Alors que premier Syndicat du crime préfigurait avec brio tout le style de John Woo, le second était plutôt une parodie du premier où seules valent les trente dernières minutes où le réalisateur se lâche sur les scènes d'action, le troisième renvoie à la saga seulement de nom. A la suite d'une belle divergence artistique entre le réalisateur John Woo (qui pensait avec raison que cette saga prenait fin avec le second, et partit filmer sa propre version de l'histoire dans Une balle dans la tête) et le producteur Tsui Hark, ce dernier s'appropria complètement la mythologie entourant la saga en zappant les deux autres épisodes. Le seul acteur qui reste est CYF, projeté à une bonne dizaine d'années auparavant, au Vietnam en plein conflit avec la Chine (pas de mention au frère jumeau ni à son meilleur ami). A la manière d'un "Begins", on nous raconte comment la rage de ce personnage autour duquel le Syndicat du crime s'est développé. Et franchement, j'aime bien cette version, Tsui Hark réussissant à transformer un film de commande en quelque chose de très personnel et tragique dans l'âme mais à sa manière, et du coup il ne faut pas essayer de faire une quelconque comparaison avec les deux autres films de la saga sous peine d'être déçu.
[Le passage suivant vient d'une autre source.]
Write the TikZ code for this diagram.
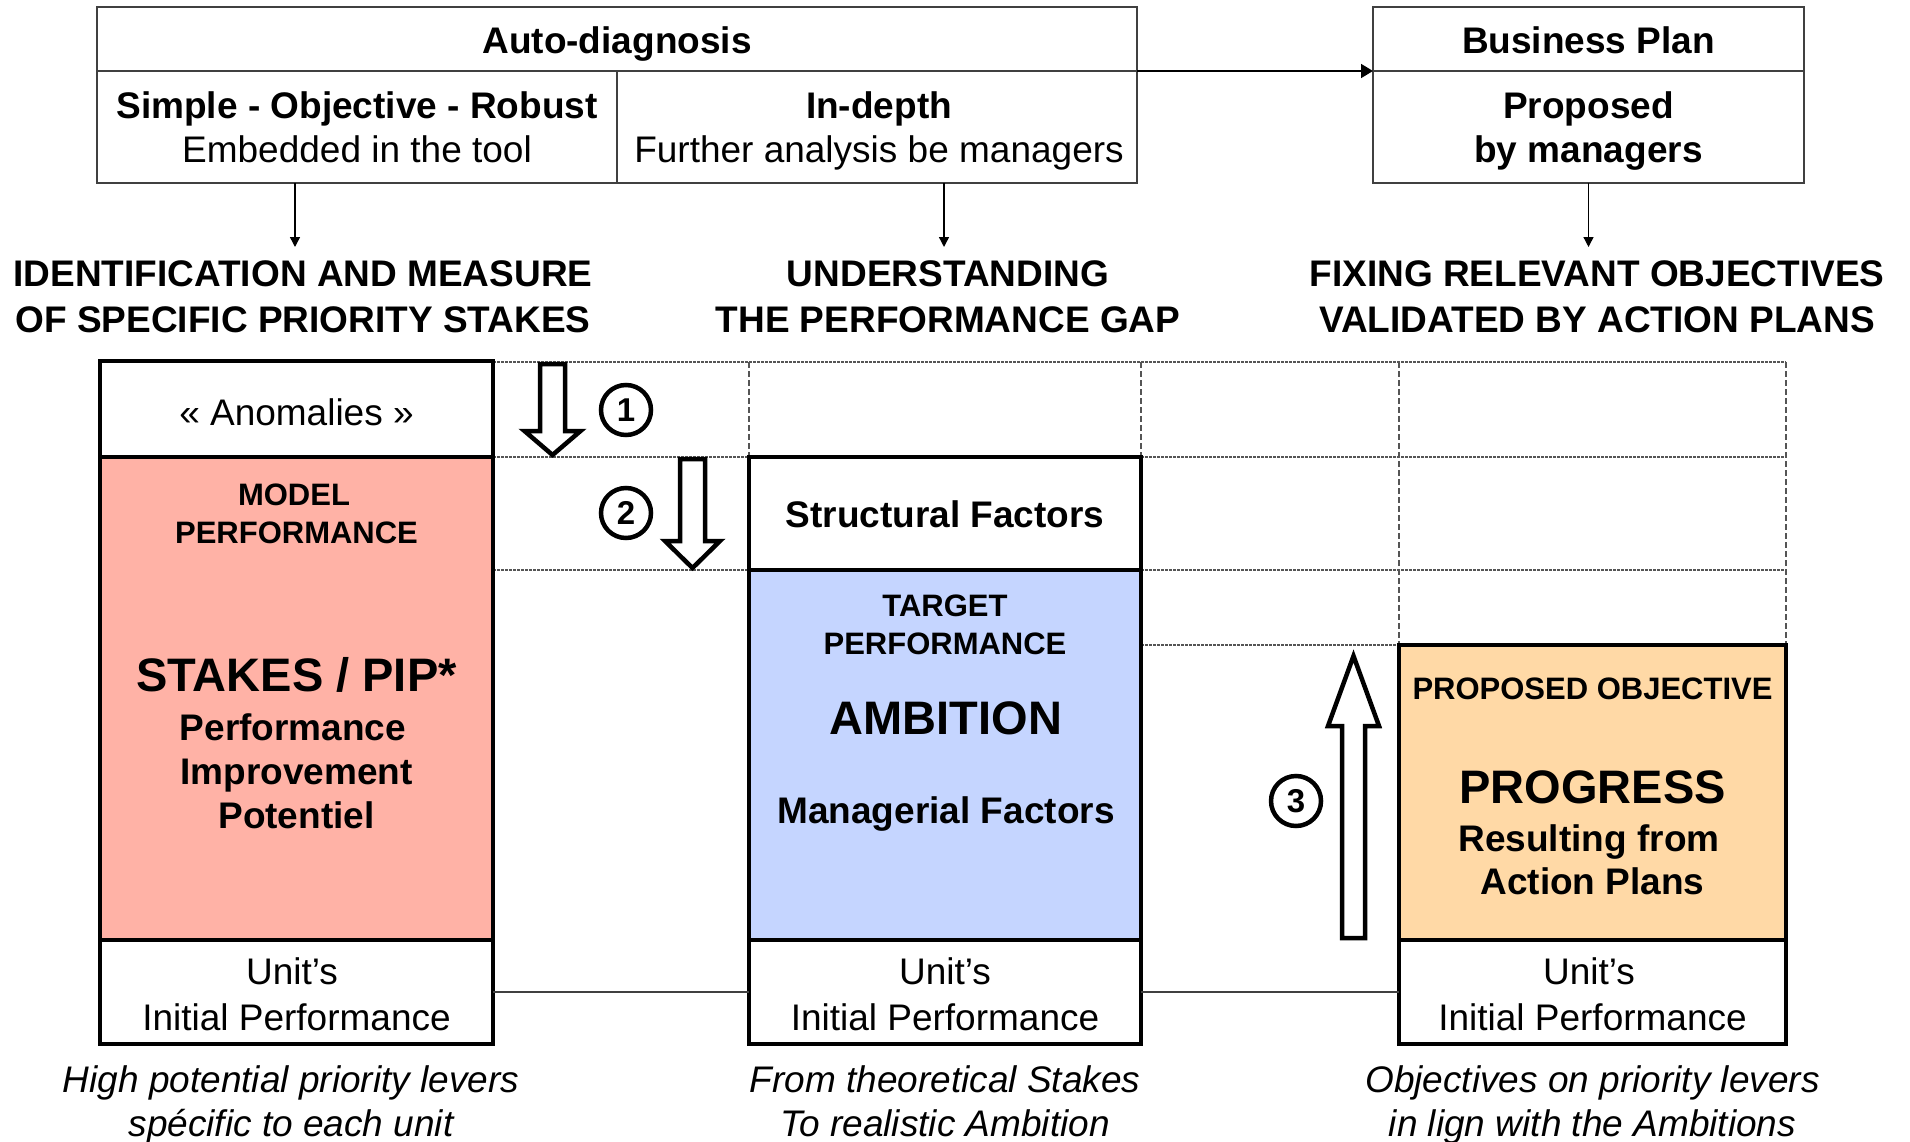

Car en effet, Tsui Hark dépouille la saga de ce qui faisait sa substance pour mieux la réinventer en incorporant notamment un personnage féminin qui fait toute la différence, incarné par une Anita Mui bouleversante et iconisée avec ou sans gun et qui va habiller au sens propre comme au sens figuré, le personnage de Mark (son imperméable, ses lunettes de soleil, son style aux deux flingues, et finalement sa rage désespérée). Il faut voir comment Tsui Hark réglait ses comptes avec Woo en mettant en avant une femme tout en enlevant à Mark ce qui faisait sa force, en le ridiculisant à demi (une leçon qu'il reprendra pour la décupler dans son deuxième film avec JCVD). Ainsi, le côté polar/hard-boiled passe souvent au second plan pour mettre en avant un contexte bouillonnant (qui évoque celui de L'enfer des armes, les mouvements de foule en plus) et surtout un chassé-croisé amoureux touchant et dangereux (on pense à Shanghai Blues et surtout Pekin Opera Blues).
Par contre, Tsui Hark était loin d'égaler la maestria de John Woo dans sa manière de filmer les séquences armées (c'est souvent filmé en plan rapproché sans que la caméra bouge trop, mais visuellement au moins c'est efficace), et il faudra attendre sa période US pour qu'il développe pleinement ce talent en s'inspirant ironiquement de John Woo à son meilleur (ici il commençait déjà un peu à le singer avec un petit abus de ralentis). Sinon Tsui Hark répond présent à la photo avec ses beaux petits travellings et contre-plongées, et ses ambiances bleutées pour les séquences extérieures de nuit. Et surtout j'aime bien l'ambiance mélancolique qui s'installe à travers notamment un thème musical chanté par Anita Mui en personne, la classe.
Au fond, la durée du film est peut-être un peu excessive pour ce que ça raconte avec son intermède amoureux légèrement poussif, et ses nombreuses séquences insistant lourdement sur la corruption des douaniers, mais finalement ce n'est pas trop mal rythmé et ça remplit parfaitement son contrat en termes d'émotion (malgré quelques raccourcis sur les relations entre personnages, mais faut dire que l'alchimie entre eux fonctionne bien) avec l'exil de l'oncle qui ne se déroule pas aussi bien que prévu et surtout, bien sûr, cette destinée aux allures shakespeariennes qui se dessine autour de Mark, via sa relation torturée avec Kit, ce qui colle carrément avec la base de son personnage. D'autant plus que cet opus prépare en grandes pompes le retour de Tsui Hark derrière la caméra avec le non moins mélancolique Il était une fois en Chine.
En résumé, ce reboot du Syndicat du crime ne manque pas d'intérêt malgré ses quelques longueurs, avec en premier lieu l'iconisation du personnage féminin et la manière dont Mark est repensé à partir de ce dernier.